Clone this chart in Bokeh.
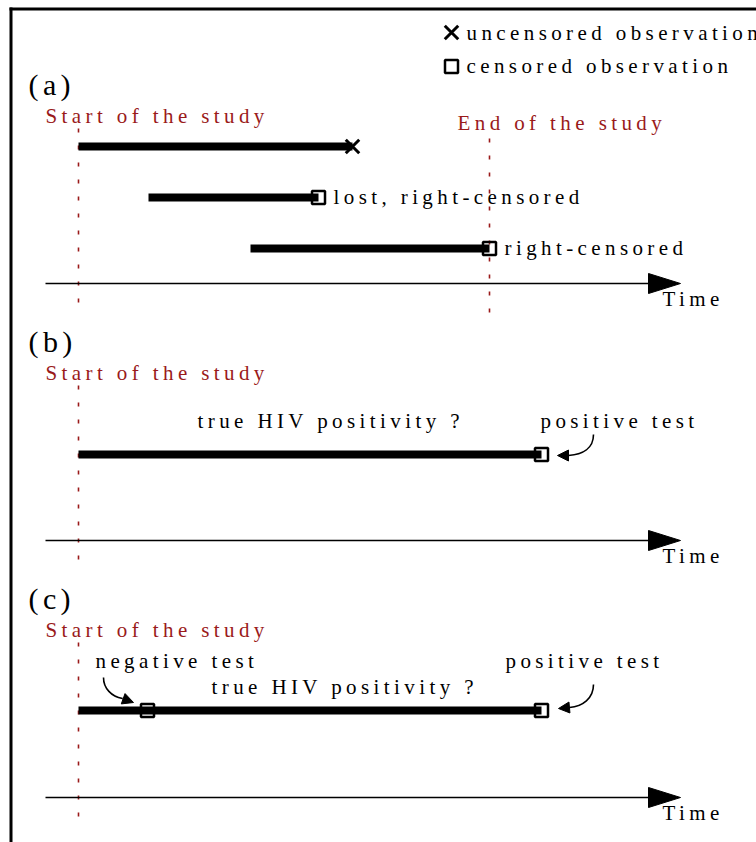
from bokeh.plotting import figure
from bokeh.models import Range1d, Arrow, NormalHead, InlineStyleSheet
from bokeh.core.properties import value
from bokeh.embed import file_html
from bokeh.resources import INLINE

# ---------------- data (time positions on the common time scale) ----------------
study_start = 78
study_end = 489
a_entry = [78, 148, 250]
a_exit = [352, 318, 489]
a_status = ["uncensored", "censored", "censored"]
a_notes = ["", "lost, right-censored", "right-censored"]
b_entry = 78
b_positive = 541
c_entry = 78
c_negative = 147
c_positive = 541
time_min = 45
time_max = 680
panel_names = ["(a)", "(b)", "(c)"]
legend_labels = ["uncensored observation", "censored observation"]

# ---------------- styling ----------------
FONT = value("Liberation Serif")
RED = "#9a1a1a"
W, H = 756, 842

p = figure(width=W, height=H, x_range=Range1d(0, W), y_range=Range1d(H, 0),
           output_backend="svg", toolbar_location=None, min_border=0,
           outline_line_color=None,
           stylesheets=[InlineStyleSheet(css=":host { letter-spacing: 4.4px; }")])
p.axis.visible = False
p.grid.visible = False
p.background_fill_color = "white"
p.border_fill_color = "white"

FS = 21
DY = -7  # baseline correction


def txt(x, y, s, size=FS, color="black", dy=DY):
    p.text(x=[x], y=[y + dy], text=[s], text_font=FONT, text_font_size=f"{size}px",
           text_color=color, text_align="left", text_baseline="alphabetic")


def vdots(x, y0, y1):
    p.line(x=[x, x], y=[y0, y1], line_color=RED, line_width=1.6, line_dash="4 13")


def bar(x0, x1, y):
    p.line(x=[x0, x1], y=[y, y], line_color="black", line_width=8, line_cap="butt")


def sq(x, y):
    p.scatter(x=[x], y=[y], marker="square", size=13, fill_alpha=0,
              line_color="black", line_width=2.5)


def cross(x, y):
    p.scatter(x=[x], y=[y], marker="x", size=19, line_color="black", line_width=3)


def time_axis(y):
    p.line(x=[time_min, time_max - 30], y=[y, y], line_color="black", line_width=1.5)
    p.patch(x=[time_max - 32, time_max, time_max - 32], y=[y - 10, y, y + 10],
            fill_color="black", line_color="black")
    txt(time_max - 18, y + 22, "Time", FS)


def curved_arrow(xs, ys, c0, c1, xe, ye, xt, yt):
    p.bezier(x0=[xs], y0=[ys], x1=[xe], y1=[ye], cx0=[c0[0]], cy0=[c0[1]],
             cx1=[c1[0]], cy1=[c1[1]], line_color="black", line_width=1.6)
    p.add_layout(Arrow(end=NormalHead(size=11, line_color="black", fill_color="black", line_width=1),
                       x_start=xe, y_start=ye, x_end=xt, y_end=yt,
                       line_color="black", line_width=1.6))


# frame (top and left edges visible)
p.line(x=[9, 760], y=[8.5, 8.5], line_color="black", line_width=3)
p.line(x=[10.5, 10.5], y=[7, 850], line_color="black", line_width=3)

# legend
cross(451, 32)
txt(466, 39.5, legend_labels[0])
sq(451, 66)
txt(466, 72.5, legend_labels[1])

offs = [0, 257, 514]

# ---------------- panel (a) ----------------
o = offs[0]
txt(28, 94 + o, panel_names[0], 30, dy=-10)
txt(45, 122.5 + o, "Start of the study", FS, RED)
txt(457, 129 + o, "End of the study", FS, RED)
vdots(study_start, 128 + o, 306 + o)
vdots(study_end, 138 + o, 319 + o)
rows_y = [146, 197, 248]
for x0, x1, st, note, yy in zip(a_entry, a_exit, a_status, a_notes, rows_y):
    bar(x0, x1, yy + o)
    if st == "uncensored":
        cross(x1, yy + o)
    else:
        sq(x1, yy + o)
    if note:
        txt(x1 + 15, yy + 6.5 + o, note)
time_axis(283 + o)

# ---------------- panel (b) ----------------
o = offs[1]
txt(28, 94 + o, panel_names[1], 30, dy=-10)
txt(45, 122.5 + o, "Start of the study", FS, RED)
vdots(study_start, 128 + o, 306 + o)
bar(b_entry, b_positive, 454)
sq(b_positive, 454)
txt(197, 427, "true HIV positivity ?")
txt(540, 427, "positive test")
curved_arrow(593, 434, (593, 448), (582, 454), 568, 455, 557, 455)
time_axis(283 + o)

# ---------------- panel (c) ----------------
o = offs[2]
txt(28, 94 + o, panel_names[2], 30, dy=-10)
txt(45, 122.5 + o, "Start of the study", FS, RED)
vdots(study_start, 128 + o, 306 + o)
bar(c_entry, c_positive, 710)
sq(c_negative, 710)
sq(c_positive, 710)
txt(95, 667, "negative test")
txt(505, 667, "positive test")
txt(211, 693, "true HIV positivity ?")
curved_arrow(103, 677, (103, 688), (111, 696), 122, 698, 133, 702)
curved_arrow(593, 684, (593, 698), (582, 706), 569, 707, 558, 708)
time_axis(283 + o)

open("out.html", "w").write(file_html(p, INLINE))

___

(GIVEN INSTRUCTION)
Copy the data character for character, but drop all pictures from the copy.

(WRITTEN ANSWER)
Clone this chart in Bokeh.
from bokeh.plotting import figure
from bokeh.models import Range1d, Arrow, NormalHead, InlineStyleSheet
from bokeh.core.properties import value
from bokeh.embed import file_html
from bokeh.resources import INLINE

# ---------------- data (time positions on the common time scale) ----------------
study_start = 78
study_end = 489
a_entry = [78, 148, 250]
a_exit = [352, 318, 489]
a_status = ["uncensored", "censored", "censored"]
a_notes = ["", "lost, right-censored", "right-censored"]
b_entry = 78
b_positive = 541
c_entry = 78
c_negative = 147
c_positive = 541
time_min = 45
time_max = 680
panel_names = ["(a)", "(b)", "(c)"]
legend_labels = ["uncensored observation", "censored observation"]

# ---------------- styling ----------------
FONT = value("Liberation Serif")
RED = "#9a1a1a"
W, H = 756, 842

p = figure(width=W, height=H, x_range=Range1d(0, W), y_range=Range1d(H, 0),
           output_backend="svg", toolbar_location=None, min_border=0,
           outline_line_color=None,
           stylesheets=[InlineStyleSheet(css=":host { letter-spacing: 4.4px; }")])
p.axis.visible = False
p.grid.visible = False
p.background_fill_color = "white"
p.border_fill_color = "white"

FS = 21
DY = -7  # baseline correction


def txt(x, y, s, size=FS, color="black", dy=DY):
    p.text(x=[x], y=[y + dy], text=[s], text_font=FONT, text_font_size=f"{size}px",
           text_color=color, text_align="left", text_baseline="alphabetic")


def vdots(x, y0, y1):
    p.line(x=[x, x], y=[y0, y1], line_color=RED, line_width=1.6, line_dash="4 13")


def bar(x0, x1, y):
    p.line(x=[x0, x1], y=[y, y], line_color="black", line_width=8, line_cap="butt")


def sq(x, y):
    p.scatter(x=[x], y=[y], marker="square", size=13, fill_alpha=0,
              line_color="black", line_width=2.5)


def cross(x, y):
    p.scatter(x=[x], y=[y], marker="x", size=19, line_color="black", line_width=3)


def time_axis(y):
    p.line(x=[time_min, time_max - 30], y=[y, y], line_color="black", line_width=1.5)
    p.patch(x=[time_max - 32, time_max, time_max - 32], y=[y - 10, y, y + 10],
            fill_color="black", line_color="black")
    txt(time_max - 18, y + 22, "Time", FS)


def curved_arrow(xs, ys, c0, c1, xe, ye, xt, yt):
    p.bezier(x0=[xs], y0=[ys], x1=[xe], y1=[ye], cx0=[c0[0]], cy0=[c0[1]],
             cx1=[c1[0]], cy1=[c1[1]], line_color="black", line_width=1.6)
    p.add_layout(Arrow(end=NormalHead(size=11, line_color="black", fill_color="black", line_width=1),
                       x_start=xe, y_start=ye, x_end=xt, y_end=yt,
                       line_color="black", line_width=1.6))


# frame (top and left edges visible)
p.line(x=[9, 760], y=[8.5, 8.5], line_color="black", line_width=3)
p.line(x=[10.5, 10.5], y=[7, 850], line_color="black", line_width=3)

# legend
cross(451, 32)
txt(466, 39.5, legend_labels[0])
sq(451, 66)
txt(466, 72.5, legend_labels[1])

offs = [0, 257, 514]

# ---------------- panel (a) ----------------
o = offs[0]
txt(28, 94 + o, panel_names[0], 30, dy=-10)
txt(45, 122.5 + o, "Start of the study", FS, RED)
txt(457, 129 + o, "End of the study", FS, RED)
vdots(study_start, 128 + o, 306 + o)
vdots(study_end, 138 + o, 319 + o)
rows_y = [146, 197, 248]
for x0, x1, st, note, yy in zip(a_entry, a_exit, a_status, a_notes, rows_y):
    bar(x0, x1, yy + o)
    if st == "uncensored":
        cross(x1, yy + o)
    else:
        sq(x1, yy + o)
    if note:
        txt(x1 + 15, yy + 6.5 + o, note)
time_axis(283 + o)

# ---------------- panel (b) ----------------
o = offs[1]
txt(28, 94 + o, panel_names[1], 30, dy=-10)
txt(45, 122.5 + o, "Start of the study", FS, RED)
vdots(study_start, 128 + o, 306 + o)
bar(b_entry, b_positive, 454)
sq(b_positive, 454)
txt(197, 427, "true HIV positivity ?")
txt(540, 427, "positive test")
curved_arrow(593, 434, (593, 448), (582, 454), 568, 455, 557, 455)
time_axis(283 + o)

# ---------------- panel (c) ----------------
o = offs[2]
txt(28, 94 + o, panel_names[2], 30, dy=-10)
txt(45, 122.5 + o, "Start of the study", FS, RED)
vdots(study_start, 128 + o, 306 + o)
bar(c_entry, c_positive, 710)
sq(c_negative, 710)
sq(c_positive, 710)
txt(95, 667, "negative test")
txt(505, 667, "positive test")
txt(211, 693, "true HIV positivity ?")
curved_arrow(103, 677, (103, 688), (111, 696), 122, 698, 133, 702)
curved_arrow(593, 684, (593, 698), (582, 706), 569, 707, 558, 708)
time_axis(283 + o)

open("out.html", "w").write(file_html(p, INLINE))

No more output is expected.